POJ 3259 Wormholes bellman-ford判负环
Description
While exploring his many farms, Farmer John has discovered a number of amazing wormholes. A wormhole is very peculiar because it is a one-way path that delivers you to its destination at a time that is BEFORE you entered the wormhole! Each of FJ’s farms comprises N (1 ≤ N ≤ 500) fields conveniently numbered 1..N, M (1 ≤ M ≤ 2500) paths, and W (1 ≤ W ≤ 200) wormholes.
As FJ is an avid time-traveling fan, he wants to do the following: start at some field, travel through some paths and wormholes, and return to the starting field a time before his initial departure. Perhaps he will be able to meet himself :) .
To help FJ find out whether this is possible or not, he will supply you with complete maps to F (1 ≤ F ≤ 5) of his farms. No paths will take longer than 10,000 seconds to travel and no wormhole can bring FJ back in time by more than 10,000 seconds.
Input
Line 1: A single integer, F. F farm descriptions follow.
Line 1 of each farm: Three space-separated integers respectively: N, M, and W
Lines 2..M+1 of each farm: Three space-separated numbers (S, E, T) that describe, respectively: a bidirectional path between S and E that requires T seconds to traverse.
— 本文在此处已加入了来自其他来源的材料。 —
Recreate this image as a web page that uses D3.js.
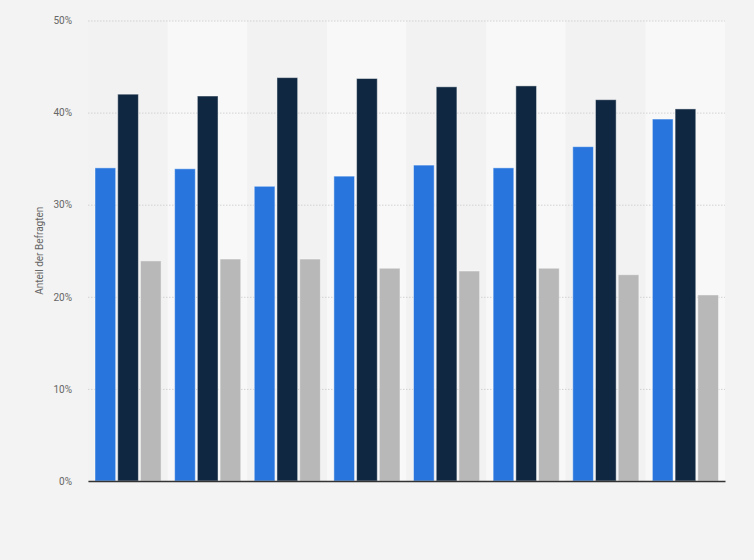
<!DOCTYPE html>
<html>
<head>
<meta charset="utf-8">
<script src="https://cdn.jsdelivr.net/npm/d3@7"></script>
<style>
  html, body { margin: 0; padding: 0; background: #f3f3f3; }
  svg { display: block; }
</style>
</head>
<body>
<div id="chart"></div>
<script>
// ---- data ----
const categories = ["G1", "G2", "G3", "G4", "G5", "G6", "G7", "G8"];
const seriesNames = ["Serie A", "Serie B", "Serie C"];
const seriesA = [34.0, 33.9, 32.0, 33.1, 34.3, 34.0, 36.3, 39.3];
const seriesB = [42.0, 41.8, 43.8, 43.7, 42.8, 42.9, 41.4, 40.4];
const seriesC = [23.9, 24.1, 24.1, 23.1, 22.8, 23.1, 22.4, 20.2];
const yTicks = [0, 10, 20, 30, 40, 50];
const yTitle = "Anteil der Befragten";

const seriesColors = ["#2876dd", "#0f2740", "#b8b8b8"];
const seriesValues = [seriesA, seriesB, seriesC];

const W = 754, H = 560;
const margin = { top: 20.5, right: 29, bottom: 79, left: 88 };
const innerW = W - margin.left - margin.right;
const innerH = H - margin.top - margin.bottom;

const svg = d3.select("#chart").append("svg")
  .attr("width", W).attr("height", H);

svg.append("rect").attr("width", W).attr("height", H).attr("fill", "#f3f3f3");

const g = svg.append("g").attr("transform", `translate(${margin.left},${margin.top})`);

const x0 = d3.scaleBand().domain(categories).range([0, innerW]).padding(0);
const x1 = d3.scaleBand().domain(seriesNames)
  .range([7, x0.bandwidth() - 6.5]).paddingInner(0.09);
const y = d3.scaleLinear().domain([0, 50]).range([innerH, 0]);

// alternating column bands
g.selectAll("rect.band").data(categories).enter().append("rect")
  .attr("class", "band")
  .attr("x", d => x0(d))
  .attr("y", 0)
  .attr("width", x0.bandwidth())
  .attr("height", innerH)
  .attr("fill", (d, i) => i % 2 === 1 ? "#f8f8f8" : "#f2f2f2");

// grid lines
const yAxis = d3.axisLeft(y).tickValues(yTicks).tickFormat(d => d + "%")
  .tickSize(-innerW).tickPadding(16);
const ya = g.append("g").call(yAxis);
ya.select(".domain").remove();
ya.selectAll(".tick line")
  .attr("stroke", "#d2d2d2")
  .attr("stroke-dasharray", "1.5,1.5")
  .attr("stroke-width", 1);
ya.selectAll(".tick text")
  .attr("fill", "#666")
  .style("font-family", "Roboto, 'Open Sans', sans-serif")
  .style("font-size", "10px");

// bars
const data = categories.map((c, i) => ({
  cat: c,
  vals: seriesNames.map((s, j) => ({ s, v: seriesValues[j][i], color: seriesColors[j] }))
}));

const groups = g.selectAll("g.grp").data(data).enter().append("g")
  .attr("class", "grp")
  .attr("transform", d => `translate(${x0(d.cat)},0)`);

groups.selectAll("rect").data(d => d.vals).enter().append("rect")
  .attr("x", d => x1(d.s))
  .attr("y", d => y(d.v))
  .attr("width", x1.bandwidth())
  .attr("height", d => innerH - y(d.v))
  .attr("fill", d => d.color)
  .attr("stroke", "rgba(255,255,255,0.45)")
  .attr("stroke-width", 1);

// x axis baseline
const xAxis = d3.axisBottom(x0).tickSize(0).tickFormat("");
const xa = g.append("g").attr("transform", `translate(0,${innerH})`).call(xAxis);
xa.select(".domain").attr("stroke", "#333").attr("stroke-width", 1.5);

// y title
svg.append("text")
  .attr("transform", `translate(43,${margin.top + innerH / 2}) rotate(-90)`)
  .attr("text-anchor", "middle")
  .attr("fill", "#666")
  .style("font-family", "Roboto, 'Open Sans', sans-serif")
  .style("font-size", "10px")
  .text(yTitle);
</script>
</body>
</html>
Two fields might be connected by more than one path.
Lines M+2..M+W+1 of each farm: Three space-separated numbers (S, E, T) that describe, respectively: A one way path from S to E that also moves the traveler back T seconds.
Output
Lines 1..F: For each farm, output “YES” if FJ can achieve his goal, otherwise output “NO” (do not include the quotes).
Sample Input
2
3 3 1
1 2 2
1 3 4
2 3 1
3 1 3
3 2 1
1 2 3
2 3 4
3 1 8
Sample Output
NO
YES
Hint
For farm 1, FJ cannot travel back in time.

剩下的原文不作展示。